Cauliflower, Bacon and Nuts Soup

Cauliflower, Bacon and Nuts Soup Recipe

It is easy to make and very sumptuous
Yield: 4 – 6    Preparation Time:     Cooking Time:


1 medium sized cauliflower; roughly chopped, dark outer leaves cut off
1 medium onion, roughly chopped
750ml vegetable stock
6 rashers rind less streaky bacon, finely chopped
1 leek (white part only) roughly chopped
500ml milk
2 tablespoons grated cheddar cheese
12-16 cob nuts, shelled and chopped
2-3 knobs of butter
Salt and freshly ground white pepper

Recipe Instructions

Cook the vegetables.
Melt the butter in a large saucepan and gently cook the onion and leek with the lid on for 4 – 5 minutes until they are soft. Add the cauliflower, milk and stock and bring to the boil. Reduce the heat and simmer for 35 minutes until the cauliflower is soft.

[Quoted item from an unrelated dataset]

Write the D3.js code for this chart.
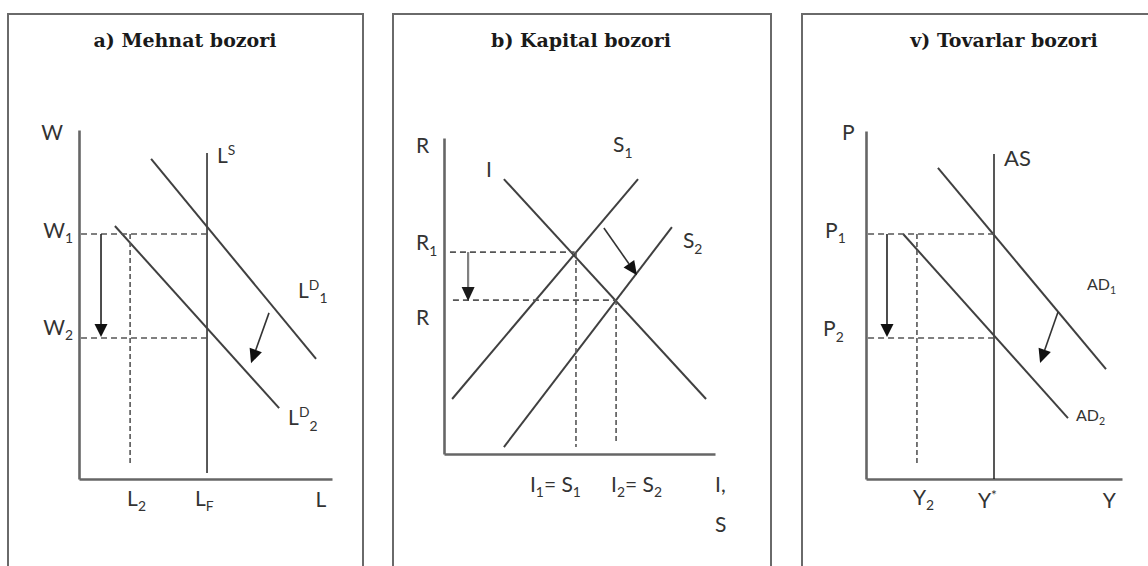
<!DOCTYPE html>
<html><head><meta charset="utf-8">
<script src="https://cdn.jsdelivr.net/npm/d3@7"></script>
<style>body{margin:0;background:#fff} svg{display:block}</style>
</head><body><svg id="c" width="1148" height="566"></svg>
<script>
// ---------------- data (abstract units 0–100 on each axis) ----------------
const panelTitles = ["a) Mehnat bozori", "b) Kapital bozori", "v) Tovarlar bozori"];

// a) labour market
const laborAxisNames = ["W", "L"];
const laborSupplyLF = 50.6;
const laborSupplyTop = 93.4;
const laborDemand1 = [[28.5, 91.7], [93.7, 34.4]];
const laborDemand2 = [[14.2, 72.5], [79.1, 20.3]];
const wageLevels = [70.2, 40.4];            // W1, W2
const wageLabels = ["W_1", "W_2"];
const laborL2 = 20.2;
const laborTickLabels = ["L_2", "L_F"];
const wageArrowX = 8.7;
const laborShift = [[75.1, 47.6], [68.0, 33.2]];
const laborCurveLabels = ["L^S", "L^D_1", "L^D_2"];

// b) capital market
const capitalAxisNames = ["R", "I,", "S"];
const investment = [[22.1, 87.0], [96.7, 17.4]];
const saving1 = [[3.0, 17.4], [71.6, 87.0]];
const saving2 = [[22.1, 2.2], [84.1, 71.8]];
const rateLevels = [63.9, 48.7];            // R1, R
const rateLabels = ["R_1", "R"];
const quantityLevels = [48.7, 63.5];        // I1=S1, I2=S2
const quantityLabels = ["I_1= S_1", "I_2= S_2"];
const rateArrowX = 8.9;
const savingShift = [[59.0, 71.5], [71.2, 56.6]];
const capitalCurveLabels = ["I", "S_1", "S_2"];

// v) goods market
const goodsAxisNames = ["P", "Y"];
const aggSupplyY = 50.0;
const aggSupplyTop = 93.4;
const aggDemand1 = [[28.1, 89.4], [93.75, 31.6]];
const aggDemand2 = [[14.5, 70.4], [78.9, 17.5]];
const priceLevels = [70.4, 40.5];           // P1, P2
const priceLabels = ["P_1", "P_2"];
const outputY2 = 19.9;
const outputTickLabels = ["Y_2", "Y^*"];
const priceArrowX = 8.2;
const demandShift = [[75.0, 48.0], [68.0, 33.3]];
const goodsCurveLabels = ["AS", "AD_1", "AD_2"];

// ---------------- drawing ----------------
const svg = d3.select("#c");
svg.append("rect").attr("width", 1148).attr("height", 566).attr("fill", "#fff");

const FONT = "Lato, 'Open Sans', sans-serif";
const CURVE = "#404040", AXIS = "#666", DASH = "#555", TXT = "#333";

// frames
const frames = [[8, 363], [393, 771], [802, 1152]];
frames.forEach(([x0, x1]) => {
  svg.append("rect").attr("x", x0).attr("y", 14).attr("width", x1 - x0).attr("height", 600)
    .attr("fill", "none").attr("stroke", "#6a6a6a").attr("stroke-width", 2);
});
const titleX = [185, 581, 1004];
panelTitles.forEach((t, i) => {
  svg.append("text").attr("x", titleX[i]).attr("y", 47).attr("text-anchor", "middle")
    .attr("font-family", "'DejaVu Serif', serif").attr("font-weight", "bold")
    .attr("font-size", 19).attr("fill", "#1a1a1a").text(t);
});

// rich label: "_" subscript char, "^" superscript char
function rich(g, str, x, y, opts = {}) {
  const size = opts.size || 21;
  const t = g.append("text").attr("x", x).attr("y", y)
    .attr("font-family", FONT).attr("font-size", size).attr("fill", TXT)
    .attr("text-anchor", opts.anchor || "start");
  let i = 0;
  const parts = [];
  while (i < str.length) {
    const c = str[i];
    if (c === "_" || c === "^") { parts.push({ k: c === "_" ? -1 : 1, s: str[i + 1] }); i += 2; }
    else { let s = ""; while (i < str.length && str[i] !== "_" && str[i] !== "^") s += str[i++]; parts.push({ k: 0, s }); }
  }
  let cur = 0;
  parts.forEach(p => {
    const target = p.k === -1 ? size * 0.26 : p.k === 1 ? -size * 0.38 : 0;
    t.append("tspan").attr("dy", target - cur)
      .attr("font-size", p.k ? size * 0.66 : size).text(p.s);
    cur = target;
  });
  return t;
}

function arrow(g, x0, y0, x1, y1, color, headColor, hl = 13, hw = 6.5, w = 1.6) {
  const dx = x1 - x0, dy = y1 - y0, L = Math.hypot(dx, dy), ux = dx / L, uy = dy / L;
  const bx = x1 - ux * hl, by = y1 - uy * hl;
  g.append("line").attr("x1", x0).attr("y1", y0).attr("x2", bx).attr("y2", by)
    .attr("stroke", color).attr("stroke-width", w);
  g.append("path").attr("d", `M${x1},${y1}L${bx - uy * hw},${by + ux * hw}L${bx + uy * hw},${by - ux * hw}Z`)
    .attr("fill", headColor);
}

function panel(xr, yr) {
  const g = svg.append("g");
  const x = d3.scaleLinear().domain([0, 100]).range(xr);
  const y = d3.scaleLinear().domain([0, 100]).range(yr);
  const ax = d3.axisBottom(x).tickValues([]).tickSizeOuter(0);
  const ay = d3.axisLeft(y).tickValues([]).tickSizeOuter(0);
  g.append("g").attr("transform", `translate(0,${y(0)})`).call(ax)
    .select(".domain").attr("stroke", AXIS).attr("stroke-width", 2.6);
  g.append("g").attr("transform", `translate(${x(0)},0)`).call(ay)
    .select(".domain").attr("stroke", AXIS).attr("stroke-width", 2.6);
  const line = d3.line().x(d => x(d[0])).y(d => y(d[1]));
  const curve = (pts, w = 2, c = CURVE) => g.append("path").attr("d", line(pts))
    .attr("fill", "none").attr("stroke", c).attr("stroke-width", w);
  const dashed = (pts, da) => g.append("path").attr("d", line(pts)).attr("fill", "none")
    .attr("stroke", DASH).attr("stroke-width", 1.6).attr("stroke-dasharray", da);
  return { g, x, y, curve, dashed };
}

// ---- panel a ----
{
  const p = panel([79, 332], [479, 130]);
  const { g, x, y } = p;
  p.curve([[laborSupplyLF, 1.7], [laborSupplyLF, laborSupplyTop]], 1.4, "#111");
  p.curve(laborDemand1);
  p.curve(laborDemand2);
  wageLevels.forEach(w => p.dashed([[0.8, w], [laborSupplyLF + 1, w]], "6,4"));
  p.dashed([[laborL2, wageLevels[0]], [laborL2, 4]], "5,3");
  arrow(g, x(wageArrowX), y(wageLevels[0]), x(wageArrowX), y(wageLevels[1]) - 1, "#222", "#111", 13, 6.5, 1.6);
  arrow(g, x(laborShift[0][0]), y(laborShift[0][1]), x(laborShift[1][0]), y(laborShift[1][1]), "#333", "#111", 14, 6.5, 1.6);
  rich(g, laborAxisNames[0], x(0) - 16, y(100) + 10, { anchor: "end" });
  rich(g, wageLabels[0], x(0) - 6, y(wageLevels[0]) + 4, { anchor: "end" });
  rich(g, wageLabels[1], x(0) - 6, y(wageLevels[1]) - 3, { anchor: "end" });
  rich(g, laborTickLabels[0], x(laborL2) - 3, y(0) + 27);
  rich(g, laborTickLabels[1], x(laborSupplyLF) - 12, y(0) + 27);
  rich(g, laborAxisNames[1], x(93.5), y(0) + 28);
  rich(g, laborCurveLabels[0], x(laborSupplyLF) + 10, y(laborSupplyTop) + 10);
  rich(g, laborCurveLabels[1], x(laborDemand1[1][0]) - 18, y(laborDemand1[1][1]) - 61);
  rich(g, laborCurveLabels[2], x(laborDemand2[1][0]) + 9, y(laborDemand2[1][1]) + 17);
}

// ---- panel b ----
{
  const p = panel([444, 715], [454, 138]);
  const { g, x, y } = p;
  p.curve(investment);
  p.curve(saving1);
  p.curve(saving2);
  p.dashed([[2.2, rateLevels[0]], [quantityLevels[0] - 0.5, rateLevels[0]]], "6,4");
  p.dashed([[3.3, rateLevels[1]], [quantityLevels[1], rateLevels[1]]], "6,4");
  p.dashed([[quantityLevels[0], rateLevels[0]], [quantityLevels[0], 2.2]], "5,3");
  p.dashed([[quantityLevels[1], rateLevels[1]], [quantityLevels[1], 3.2]], "5,3");
  arrow(g, x(rateArrowX), y(rateLevels[0]), x(rateArrowX), y(rateLevels[1]) + 1, "#808080", "#1a1a1a", 14, 6.5, 2.2);
  arrow(g, x(savingShift[0][0]), y(savingShift[0][1]), x(savingShift[1][0]), y(savingShift[1][1]), "#333", "#111", 14, 6.5, 1.6);
  rich(g, capitalAxisNames[0], x(0) - 28, y(100) + 15);
  rich(g, rateLabels[0], x(0) - 28, y(rateLevels[0]) - 2);
  rich(g, rateLabels[1], x(0) - 28, y(rateLevels[1]) + 25);
  const qOff = [-46, -5];
  quantityLabels.forEach((q, i) => rich(g, q, x(quantityLevels[i]) + qOff[i], y(0) + 38));
  rich(g, capitalAxisNames[1], x(100), y(0) + 38);
  rich(g, capitalAxisNames[2], x(100), y(0) + 78);
  rich(g, capitalCurveLabels[0], x(investment[0][0]) - 18, y(investment[0][1]) - 2);
  rich(g, capitalCurveLabels[1], x(saving1[1][0]) - 25, y(saving1[1][1]) - 27);
  rich(g, capitalCurveLabels[2], x(saving2[1][0]) + 11, y(saving2[1][1]) + 21);
}

// ---- panel v ----
{
  const p = panel([866, 1122], [479, 131]);
  const { g, x, y } = p;
  p.curve([[aggSupplyY, 0], [aggSupplyY, aggSupplyTop]], 1.4, "#111");
  p.curve(aggDemand1);
  p.curve(aggDemand2);
  priceLevels.forEach(v => p.dashed([[0.8, v], [aggSupplyY, v]], "6,4"));
  p.dashed([[outputY2, priceLevels[0]], [outputY2, 4]], "5,3");
  arrow(g, x(priceArrowX), y(priceLevels[0]), x(priceArrowX), y(priceLevels[1]) - 1, "#222", "#111", 13, 6.5, 1.6);
  arrow(g, x(demandShift[0][0]), y(demandShift[0][1]), x(demandShift[1][0]), y(demandShift[1][1]), "#333", "#111", 14, 6.5, 1.6);
  rich(g, goodsAxisNames[0], x(0) - 24, y(100) + 9);
  rich(g, priceLabels[0], x(0) - 41, y(priceLevels[0]) + 4);
  rich(g, priceLabels[1], x(0) - 43, y(priceLevels[1]) - 2);
  rich(g, outputTickLabels[0], x(outputY2) - 4, y(0) + 26);
  rich(g, outputTickLabels[1], x(aggSupplyY) - 16, y(0) + 29);
  rich(g, goodsAxisNames[1], x(92.5), y(0) + 29);
  rich(g, goodsCurveLabels[0], x(aggSupplyY) + 10, y(aggSupplyTop) + 12, { size: 22 });
  rich(g, goodsCurveLabels[1], x(aggDemand1[1][0]) - 19, y(aggDemand1[1][1]) - 79, { size: 16 });
  rich(g, goodsCurveLabels[2], x(aggDemand2[1][0]) + 8, y(aggDemand2[1][1]) + 3, { size: 16 });
}
</script></body></html>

Pour into a blender and add the cheese. Blend until the soup is smooth and season.

Cook the bacon.
Cook the bacon in a frying pan for a few minutes and add the cob nuts. Cook for another couple of minutes until crisp. Place them on a paper towel to drain off the excess oil.

To serve.
Pour the soup into warmed soup bowl and scatter the bacon and cob nuts on top.